From randomservices.org, a central property in conditional expectation is $$ E[r(X) E[Y|X]] = E[r(X) Y] $$ where $X$ is a random variable taking values in $S \subseteq \mathbb{R}^n$, $Y$ is a random variable taking values in $T \subseteq \mathbb{R}$, and $r:S\to\mathbb{R}$ is any function.
How can we use this to prove the following "taking out what is known" rule: $$ E[s(X) Y | X] = s(X) E[Y|X] $$ for some function $s:S\to\mathbb{R}$.

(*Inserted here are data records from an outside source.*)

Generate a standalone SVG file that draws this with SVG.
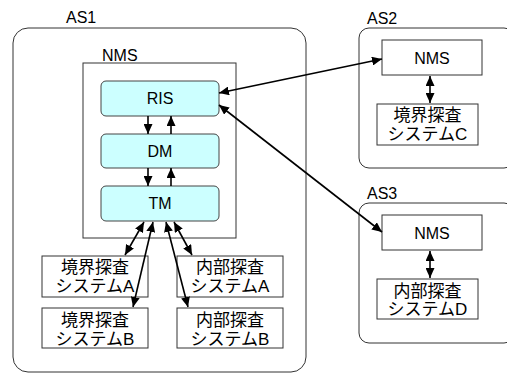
<svg xmlns="http://www.w3.org/2000/svg" width="507" height="381" viewBox="0 0 507 381">
<defs>
<marker id="ah" viewBox="0 0 10 9" refX="10" refY="4.5" markerWidth="10" markerHeight="9" markerUnits="userSpaceOnUse" orient="auto-start-reverse">
<path d="M0,0 L10,4.5 L0,9 z" fill="#000"/>
</marker>
<style>
.as{fill:#fff;stroke:#333;stroke-width:1}
.box{fill:#fff;stroke:#333;stroke-width:1}
.mod{fill:#ccffff;stroke:#444;stroke-width:1}
.t{font-family:"Liberation Sans",Arial,sans-serif;font-size:16px;fill:#000}
.j{font-family:"Liberation Sans","Noto Sans CJK JP",sans-serif;font-size:17px;fill:#000;text-anchor:middle}
.c{text-anchor:middle}
.l{stroke:#000;stroke-width:1.6;fill:none}
.a1{marker-end:url(#ah)}
.a2{marker-start:url(#ah);marker-end:url(#ah)}
</style>
</defs>
<rect width="507" height="381" fill="#fff"/>

<g id="as1">
<rect class="as" x="13" y="28" width="293" height="344" rx="15"/>
<text class="t" x="66" y="23">AS1</text>
</g>
<g id="nms1">
<rect class="box" x="83" y="63" width="153" height="175"/>
<text class="t" x="102" y="61">NMS</text>
</g>
<g id="ris">
<rect class="mod" x="101" y="81" width="118" height="35" rx="5"/>
<text class="t c" x="160" y="104">RIS</text>
</g>
<g id="dm">
<rect class="mod" x="101" y="134" width="118" height="34" rx="5"/>
<text class="t c" x="160" y="157">DM</text>
</g>
<g id="tm">
<rect class="mod" x="101" y="186" width="118" height="35" rx="5"/>
<text class="t c" x="160" y="209">TM</text>
</g>
<g id="kyokaiA">
<rect class="box" x="42" y="256" width="106" height="41"/>
<text class="j" x="95" y="273">境界探査</text>
<text class="j" x="95" y="292">システムA</text>
</g>
<g id="kyokaiB">
<rect class="box" x="42" y="308" width="106" height="40"/>
<text class="j" x="95" y="326">境界探査</text>
<text class="j" x="95" y="345">システムB</text>
</g>
<g id="naibuA">
<rect class="box" x="177" y="256" width="106" height="41"/>
<text class="j" x="230" y="273">内部探査</text>
<text class="j" x="230" y="292">システムA</text>
</g>
<g id="naibuB">
<rect class="box" x="177" y="308" width="106" height="40"/>
<text class="j" x="230" y="326">内部探査</text>
<text class="j" x="230" y="345">システムB</text>
</g>

<g id="as2">
<rect class="as" x="359" y="28" width="155" height="140" rx="10"/>
<text class="t" x="367" y="24">AS2</text>
</g>
<g id="nms2">
<rect class="box" x="382" y="40" width="100" height="35"/>
<text class="t c" x="432" y="64">NMS</text>
</g>
<g id="kyokaiC">
<rect class="box" x="377" y="104" width="101" height="41"/>
<text class="j" x="427.5" y="121">境界探査</text>
<text class="j" x="427.5" y="140">システムC</text>
</g>

<g id="as3">
<rect class="as" x="359" y="203" width="155" height="140" rx="10"/>
<text class="t" x="367" y="199">AS3</text>
</g>
<g id="nms3">
<rect class="box" x="382" y="215" width="100" height="35"/>
<text class="t c" x="432" y="239">NMS</text>
</g>
<g id="naibuD">
<rect class="box" x="377" y="279" width="101" height="40"/>
<text class="j" x="427.5" y="297">内部探査</text>
<text class="j" x="427.5" y="315">システムD</text>
</g>

<g id="connectors">
<line class="l a1" x1="148" y1="116" x2="148" y2="134"/>
<line class="l a1" x1="171" y1="134" x2="171" y2="116"/>
<line class="l a1" x1="148" y1="168" x2="148" y2="186"/>
<line class="l a1" x1="171" y1="186" x2="171" y2="168"/>
<line class="l a2" x1="144" y1="222" x2="125" y2="255"/>
<line class="l a2" x1="153" y1="222" x2="133" y2="307"/>
<line class="l a2" x1="166" y1="222" x2="188" y2="307"/>
<line class="l a2" x1="174" y1="222" x2="192" y2="255"/>
<line class="l a2" x1="219" y1="93" x2="382" y2="59"/>
<line class="l a2" x1="219" y1="105" x2="382" y2="232"/>
<line class="l a2" x1="430" y1="76" x2="430" y2="103"/>
<line class="l a2" x1="430" y1="251" x2="430" y2="278"/>
</g>
</svg>
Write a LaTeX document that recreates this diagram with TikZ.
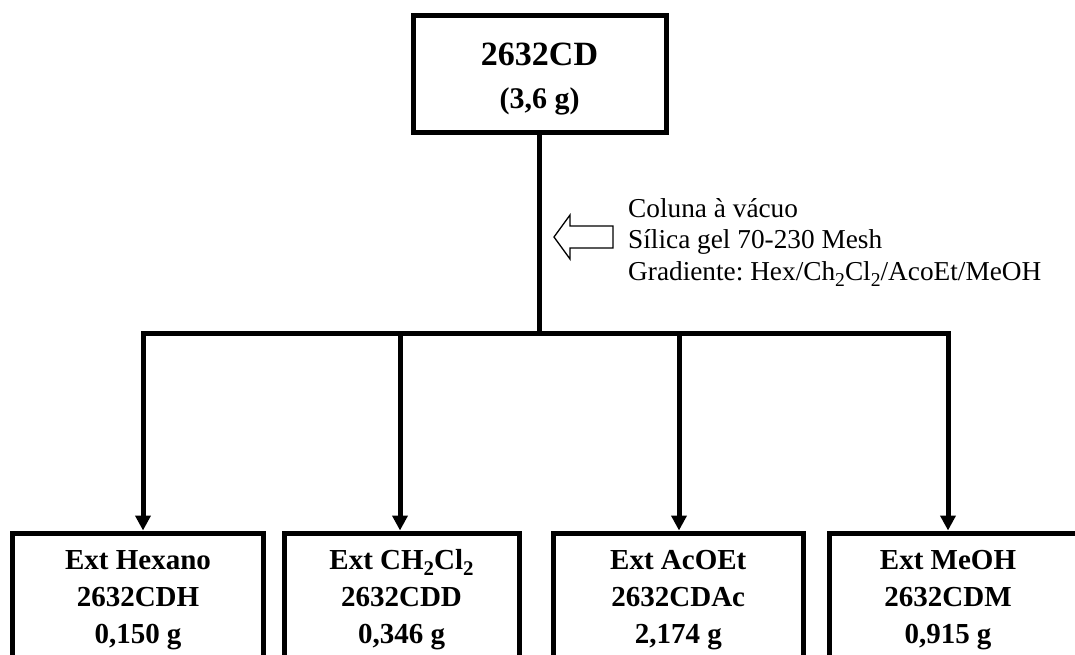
\documentclass[tikz,border=0pt]{standalone}
\usepackage{fontspec}
\setmainfont{Liberation Serif}
\usetikzlibrary{arrows.meta}
\newcommand\mysub[1]{\raisebox{-0.22em}{\scalebox{0.72}{#1}}}
\tikzset{
  boxline/.style={draw=black, line width=5pt, line join=miter},
  topbox/.style={boxline, minimum width=253pt, minimum height=116.5pt, inner sep=0pt,
    align=center, text height=68pt, text depth=0pt, font=\bfseries\fontsize{34}{43}\selectfont},
  botbox/.style={boxline, anchor=north, inner xsep=0pt, inner ysep=0pt, align=center,
    text height=110pt, text depth=24pt, font=\bfseries\fontsize{29}{37}\selectfont},
  conn/.style={draw=black, line width=5pt, line join=miter},
  tip/.style={-{Triangle[width=15pt,length=15pt]}},
  hollow/.style={draw=black, line width=1.3pt, line join=miter, fill=white},
  note/.style={anchor=north west, align=left, inner sep=0pt, text height=90pt, text depth=5pt,
    font=\frenchspacing\fontsize{27.3}{31.5}\selectfont}
}
\begin{document}
\begin{tikzpicture}[x=1pt,y=-1pt]
\useasboundingbox (0,0) rectangle (1075,654);
\clip (0,0) rectangle (1075,654);

% top box
\node[topbox] (top) at (539.5,74)
  {2632CD\\{\fontsize{30}{43}\selectfont (3,6 g)}};

% bottom boxes
\node[botbox, minimum width=251pt] (b1) at (138,530.5) {Ext Hexano\\2632CDH\\0,150 g};
\node[botbox, minimum width=235pt] (b2) at (401.5,530.5) {Ext CH\mysub{2}Cl\mysub{2}\\2632CDD\\0,346 g};
\node[botbox, minimum width=250.5pt] (b3) at (678.25,530.5) {Ext AcOEt\\2632CDAc\\2,174 g};
\node[botbox, draw=none, minimum width=238pt] (b4) at (948,530.5) {Ext MeOH\\2632CDM\\0,915 g};
\draw[boxline] ([shift={(2.5pt,-2.5pt)}]b4.north west) rectangle ++(300,150);

% connector points
\coordinate (j) at (539.5,333);
\coordinate (t1) at (143,530.5);
\coordinate (t2) at (400,530.5);
\coordinate (t3) at (679,530.5);
\coordinate (t4) at (948,530.5);

\draw[conn] (top.south) -- (j);
\draw[conn, tip] (j) -| (t1);
\draw[conn, tip] (j) -| (t2);
\draw[conn, tip] (j) -| (t3);
\draw[conn, tip] (j) -| (t4);

% hollow arrow
\draw[hollow] (554,237) -- (570,215) -- (570,226) -- (613,226) -- (613,248) -- (570,248) -- (570,259) -- cycle;

% annotation
\node[note] (txt) at (628,190) {Coluna à vácuo\\Sílica gel 70-230 Mesh\\Gradiente: Hex/Ch\mysub{2}Cl\mysub{2}/AcoEt/MeOH};
\end{tikzpicture}
\end{document}
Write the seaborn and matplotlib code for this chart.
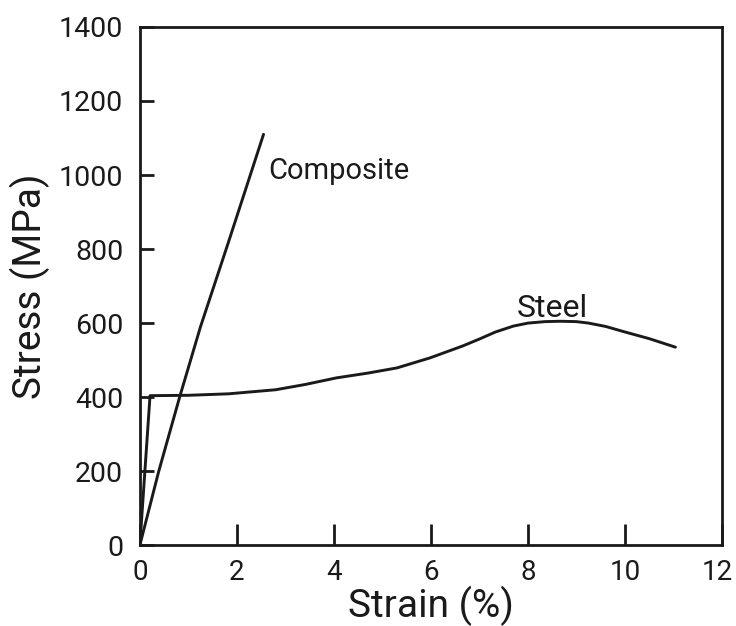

I see that for any particular value $x \in S$, we have $s(x) E[Y|X]$ by stepping through the integrals, but I'm not sure how to use the central property to show this for random variable $X$. My attempt is below.
Consider $E[s(X) Y | X]$ as a random variable $f(X)$. Then by the central property, we have that for any $r:S\to\mathbb{R}$ \begin{align*} E[f(X) \, r(X) \, E[Y|X] ] = E[r(X) \, s(X) \, Y]. \end{align*} Choose $r(X) = 1 | X$ so we have \begin{align*} E[f(X) \, 1 \, E[Y|X] \mid X] = E[1 \, s(X) \, Y \mid X]. \end{align*} Intuitively I want to pull $s(X)$ outside of the expectation, but I'm not sure of the appropriate way of justifying/doing that mathematically.
Use the definition of conditional expectations. For any $A\in\mathcal{B}(S)$, $$ \mathsf{E}[s(X)\mathsf{E}[Y\mid X]\times 1_A(X)]=\mathsf{E}[s(X)Y\times 1_A(X)], $$ where we take $r(X)=s(X)1_A(X)$ in the "central property".